I was not disappointed. Her language, and the style of having a story told by one of the participants, reminds me of that old volume. I loved the way she sets up the mystery, from the unmarked house where the narrator meets the story-teller, to the dark corridor, and even the out-of place mint tea brought by the housekeeper. Her language is lush and perfect for the time period. Just read a quote like this:
Spain had forged her reputation with the blood of her own sons and daughters, and dragged her honor through the mud of political convenience and moral hypocrisy. And as any persona carrying an excess of her own importance, she was bloated with a blind and incompetent bureaucracy-- its clerks and administrators made Don Quixote look like a professor of nuclear physics.

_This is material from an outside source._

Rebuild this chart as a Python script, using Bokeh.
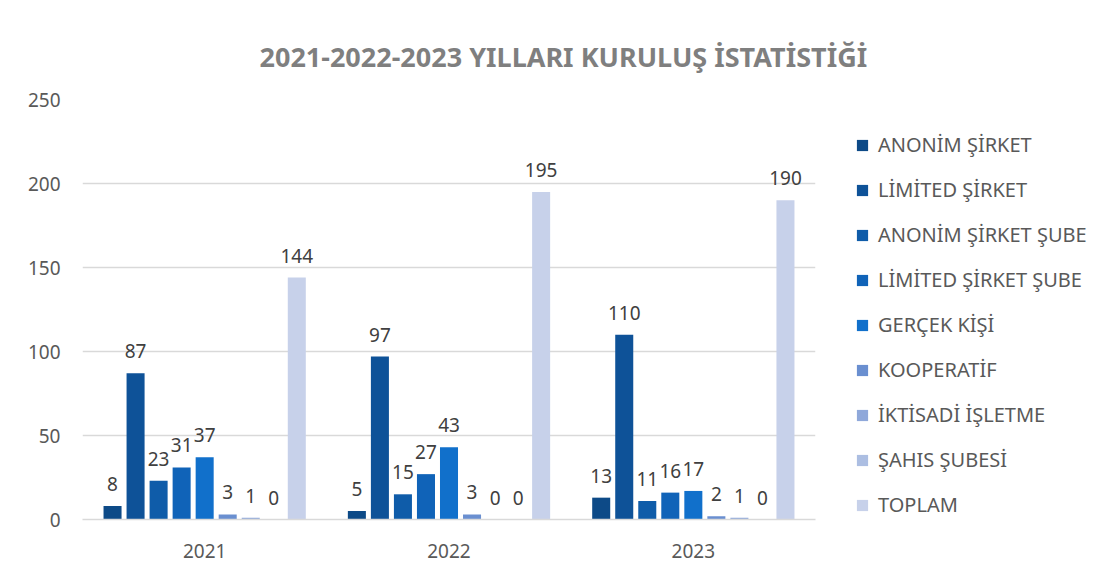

Rasine does a beautiful job of using the doctor's formal manner of speech to bring us into a time when educated people spoke formally.
The story drew me in as it built, layering one strange fact after another. I read this novella twice. The first time, I felt disappointed by the ending, but now I am not so sure that I need to know everything. Just as Poe left so much to one's imagination, so Rasine leaves me wanting to read it yet again, to search for the little clues dropped here and there about who the murdered girl was, and what happened to her.

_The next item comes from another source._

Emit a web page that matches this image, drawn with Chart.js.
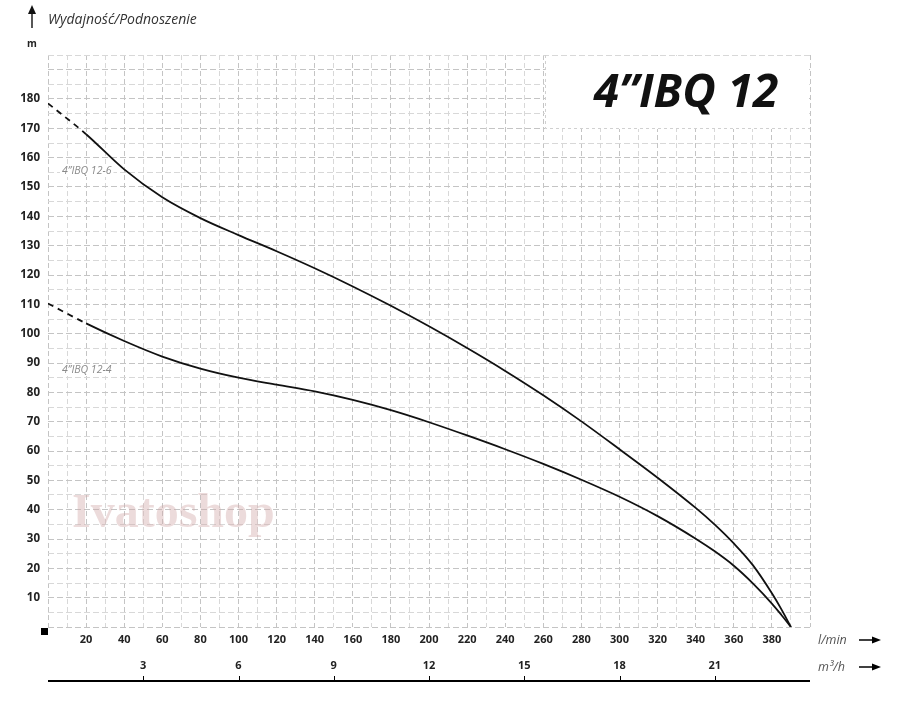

Only two tiny details bothered me a little. At the beginning, Rasine used a narrative device: the journalist says he was too absorbed in his thoughts to notice the scenery as the driver takes him to his destination. But, if he's so absorbed, how can he describe this scene? And later, the journalists comments that he's very observant. The other tiny detail is that way too many characters have 'olive skin.'
I could easily read this over and over, it's so beautiful and interesting. This story should appeal to anyone over the age of six or seven.

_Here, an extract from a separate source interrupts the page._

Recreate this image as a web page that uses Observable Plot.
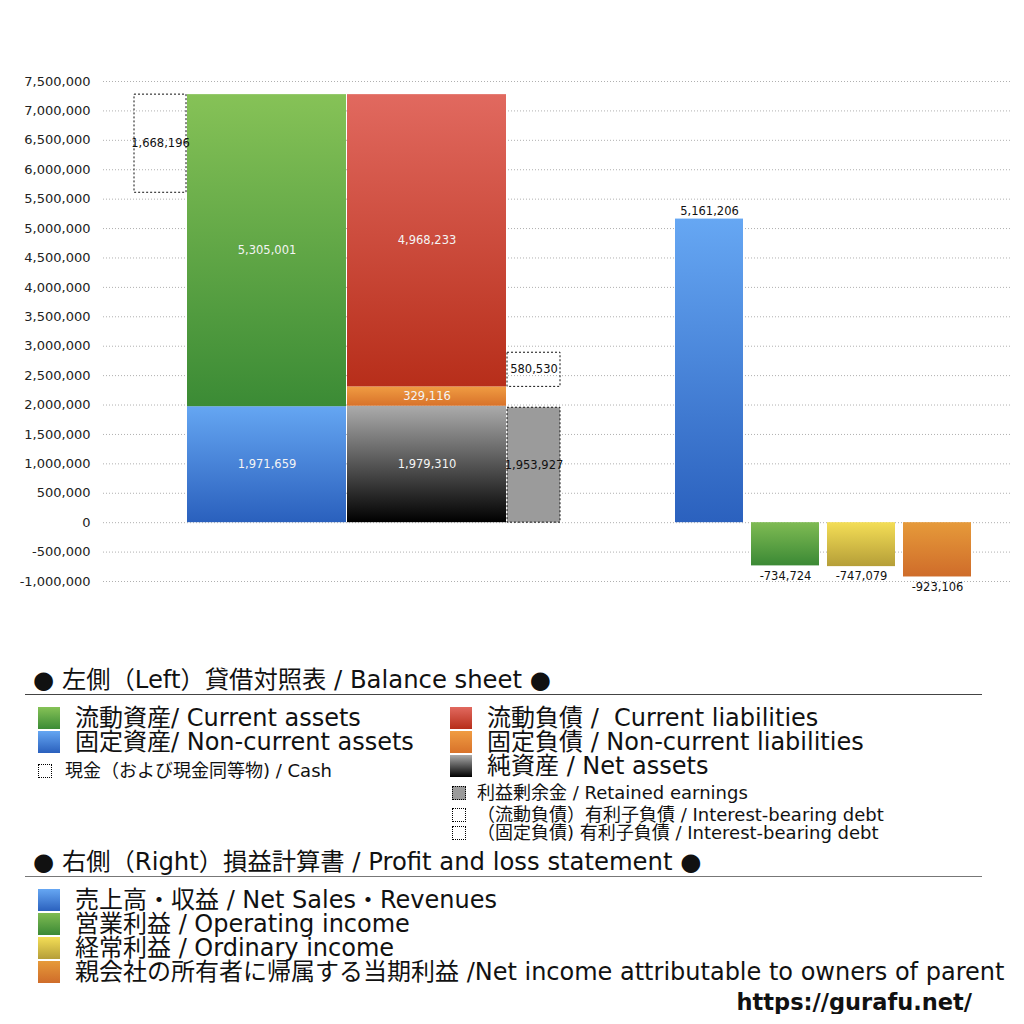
<!DOCTYPE html>
<html><head><meta charset="utf-8">
<script src="https://cdn.jsdelivr.net/npm/d3@7"></script>
<script src="https://cdn.jsdelivr.net/npm/@observablehq/plot@0.6"></script>
<style>
body{margin:0;background:#fff;font-family:"DejaVu Sans","Noto Sans CJK JP",sans-serif;color:#111}
#chart svg{display:block}
#legend{margin-left:25px;width:957px}
.hdr{font-size:24.3px;line-height:28px;height:28px;padding-left:8px;border-bottom:1px solid #444;white-space:pre}
.row{display:flex;align-items:center;height:24px;line-height:24px;font-size:24px;white-space:pre}
.sw{width:22px;height:22px;margin-right:15px;flex:none}
.srow{display:flex;align-items:center;height:18px;line-height:18px;font-size:18px;white-space:pre}
.ssw{width:14px;height:14px;margin-right:13px;flex:none;box-sizing:border-box;border:1px dotted #000;background:#fff}
.cols{display:flex;margin-top:10px;height:136px}
.col{position:relative}
.url{margin-top:6px;height:24px;line-height:24px;font-weight:bold;text-align:right;padding-right:10px;font-size:22.5px}
</style></head>
<body>
<div id="chart"></div>
<div id="legend"></div>
<script>
// ---- data ----
const assetNames = ["流動資産/ Current assets", "固定資産/ Non-current assets"];
const assetValues = [5305001, 1971659];
const liabilityNames = ["流動負債 /  Current liabilities", "固定負債 / Non-current liabilities", "純資産 / Net assets"];
const liabilityValues = [4968233, 329116, 1979310];
const cashName = "現金（および現金同等物) / Cash";
const cashValue = 1668196;
const retainedName = "利益剰余金 / Retained earnings";
const retainedValue = 1953927;
const debtNames =["（流動負債）有利子負債 / Interest-bearing debt", "（固定負債) 有利子負債 / Interest-bearing debt"];
const debtValues = [580530];
const plNames = ["売上高・収益 / Net Sales・Revenues", "営業利益 / Operating income", "経常利益 / Ordinary income", "親会社の所有者に帰属する当期利益 /Net income attributable to owners of parent"];
const plValues = [5161206, -734724, -747079, -923106];
const yTicks = [-1000000, -500000, 0, 500000, 1000000, 1500000, 2000000, 2500000, 3000000, 3500000, 4000000, 4500000, 5000000, 5500000, 6000000, 6500000, 7000000, 7500000];

// ---- styles ----
const grads = {
  gGreen: ["#86c257", "#3b8b35"],
  gBlue: ["#65a6f2", "#2a60bd"],
  gRed: ["#e1695f", "#b72e1a"],
  gOrange: ["#f09c42", "#d8722a"],
  gNet: ["#ababab", "#000000"],
  gPlBlue: ["#66a7f3", "#2b61be"],
  gPlGreen: ["#7fbb53", "#3b8935"],
  gYellow: ["#f4de56", "#b59e38"],
  gPlOrange: ["#e69a3a", "#cf6c2a"]
};
const assetFills = ["gGreen", "gBlue"];
const liabilityFills = ["gRed", "gOrange", "gNet"];
const plFills = ["gPlBlue", "gPlGreen", "gYellow", "gPlOrange"];

// layout widths (x-scale units)
const W = {lead: 29, narrow: 52, wide: 159, gapS: 1, gapGroup: 115, pl: 68, gapPl: 8};
let cursor = W.lead;
const take = w => { const a = cursor; cursor += w; return [a, cursor]; };
const cashCol = take(W.narrow); cursor += W.gapS;
const assetCol = take(W.wide); cursor += W.gapS;
const liabCol = take(W.wide); cursor += W.gapS;
const sideCol = take(W.narrow + 1); cursor += W.gapGroup;
const plCols = plValues.map(() => { const c = take(W.pl); cursor += W.gapPl; return c; });

const fmt = d => d3.format(",")(d).replace("\u2212", "-");

// stacks (bottom-up)
function stack(names, values, fills, col) {
  let base = 0; const out = [];
  for (let i = names.length - 1; i >= 0; i--) {
    out.push({name: names[i], v: values[i], y1: base, y2: base + values[i], x1: col[0], x2: col[1], fill: fills[i]});
    base += values[i];
  }
  return out;
}
const assetRects = stack(assetNames, assetValues, assetFills, assetCol);
const liabRects = stack(liabilityNames, liabilityValues, liabilityFills, liabCol);
const assetTotal = d3.sum(assetValues);
const cashRect = {v: cashValue, x1: cashCol[0], x2: cashCol[1], y1: assetTotal - cashValue, y2: assetTotal};
const curLiabBottom = liabRects.find(d => d.name === liabilityNames[0]).y1;
const debtRect = {v: debtValues[0], x1: sideCol[0], x2: sideCol[1], y1: curLiabBottom, y2: curLiabBottom + debtValues[0]};
const retainedRect = {v: retainedValue, x1: sideCol[0], x2: sideCol[1], y1: 0, y2: retainedValue};
const plRects = plValues.map((v, i) => ({name: plNames[i], v, x1: plCols[i][0], x2: plCols[i][1], y1: 0, y2: v, fill: plFills[i]}));

const stackRects = [...assetRects, ...liabRects];
const cx = d => (d.x1 + d.x2) / 2, cy = d => (d.y1 + d.y2) / 2;

const plot = Plot.plot({
  width: 1024, height: 640,
  marginTop: 81, marginBottom: 59, marginLeft: 103, marginRight: 14,
  style: {fontFamily: "'DejaVu Sans', 'Noto Sans', sans-serif", background: "#fff"},
  x: {domain: [-2, 905], axis: null},
  y: {domain: [-1000000, 7500000], axis: null},
  marks: [
    Plot.gridY(yTicks, {stroke: "#b0b0b0", strokeOpacity: 1, strokeDasharray: "1,2"}),
    Plot.axisY(yTicks, {tickSize: 0, tickPadding: 13, tickFormat: fmt, fontSize: 13, label: null, fill: "#222"}),
    ...[...stackRects, ...plRects].map(d => Plot.rect([d], {x1: "x1", x2: "x2", y1: "y1", y2: "y2", fill: `url(#${d.fill})`})),
    Plot.rect([retainedRect], {x1: "x1", x2: "x2", y1: "y1", y2: "y2", fill: "#9b9b9b", stroke: "#111", strokeWidth: 1, strokeDasharray: "2,2"}),
    Plot.rect([cashRect, debtRect], {x1: "x1", x2: "x2", y1: "y1", y2: "y2", fill: "none", stroke: "#111", strokeWidth: 1, strokeDasharray: "2,2"}),
    Plot.text(stackRects, {x: cx, y: cy, text: d => fmt(d.v), fill: "#f4f4f4", fontSize: 11.5, ariaLabel: "inner-labels"}),
    Plot.text([cashRect, debtRect, retainedRect], {x: cx, y: cy, text: d => fmt(d.v), fill: "#111", fontSize: 11.5}),
    Plot.text(plRects.filter(d => d.v >= 0), {x: cx, y: "y2", dy: -8, text: d => fmt(d.v), fill: "#111", fontSize: 11.5}),
    Plot.text(plRects.filter(d => d.v < 0), {x: cx, y: "y2", dy: 10, text: d => fmt(d.v), fill: "#111", fontSize: 11.5})
  ]
});

const svg = d3.select(plot);
const defs = svg.insert("defs", ":first-child");
for (const [id, [c0, c1]] of Object.entries(grads)) {
  const g = defs.append("linearGradient").attr("id", id).attr("x1", 0).attr("y1", 0).attr("x2", 0).attr("y2", 1);
  g.append("stop").attr("offset", "0%").attr("stop-color", c0);
  g.append("stop").attr("offset", "100%").attr("stop-color", c1);
}
const f = defs.append("filter").attr("id", "shadow").attr("x", "-20%").attr("y", "-50%").attr("width", "140%").attr("height", "200%");
f.append("feDropShadow").attr("dx", 0.6).attr("dy", 0.8).attr("stdDeviation", 0.5).attr("flood-color", "#000").attr("flood-opacity", 0.75);
svg.selectAll('g[aria-label="inner-labels"]').attr("filter", "url(#shadow)");
document.getElementById("chart").appendChild(plot);

// ---- legend ----
const css = id => `linear-gradient(${grads[id][0]}, ${grads[id][1]})`;
const L = d3.select("#legend");
L.append("div").attr("class", "hdr").style("margin-top", "26px").text("● 左側（Left）貸借対照表 / Balance sheet ●");
const cols = L.append("div").attr("class", "cols").style("margin-top", "11px");
const c1 = cols.append("div").attr("class", "col").style("width", "425px").style("padding-left", "13px").style("box-sizing", "border-box");
const c2 = cols.append("div").attr("class", "col");
assetNames.forEach((n, i) => {
  const r = c1.append("div").attr("class", "row");
  r.append("div").attr("class", "sw").style("background", css(assetFills[i]));
  r.append("span").text(n);
});
{
  const r = c1.append("div").attr("class", "srow").style("margin-top", "8px");
  r.append("div").attr("class", "ssw");
  r.append("span").text(cashName);
}
liabilityNames.forEach((n, i) => {
  const r = c2.append("div").attr("class", "row");
  r.append("div").attr("class", "sw").style("background", css(liabilityFills[i]));
  r.append("span").text(n);
});
{
  const r = c2.append("div").attr("class", "srow").style("margin-top", "6px").style("padding-left", "2px");
  r.append("div").attr("class", "ssw").style("background", "#9b9b9b").style("margin-right", "11px");
  r.append("span").text(retainedName);
}
debtNames.forEach((n, i) => {
  const r = c2.append("div").attr("class", "srow").style("margin-top", i === 0 ? "4px" : "0px").style("padding-left", "2px");
  r.append("div").attr("class", "ssw").style("margin-right", "11px");
  r.append("span").text(n);
});
L.append("div").attr("class", "hdr").style("margin-top", "6px").style("border-bottom-color", "#777").text("● 右側（Right）損益計算書 / Profit and loss statement ●");
const pl = L.append("div").style("margin-top", "11px").style("padding-left", "13px");
plNames.forEach((n, i) => {
  const r = pl.append("div").attr("class", "row");
  r.append("div").attr("class", "sw").style("background", css(plFills[i]));
  r.append("span").text(n);
});
L.append("div").attr("class", "url").text("https://gurafu.net/");
</script>
</body></html>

I received a free copy of this novella from Storycartel in exchange for my honest opinion and review.
It is a tale told almost entirely by an accused murderer. So it is a long monologue; no "action" no conventional "plot" save the one in the story he tells. And yet, the readers is spellbound, and confounded, 'til the very end.
Rasine is a master wordsmith, whose prose is graceful and poetic, yet efficient and, for that reason, effective. Every word counts, and you'll hang on every word as well.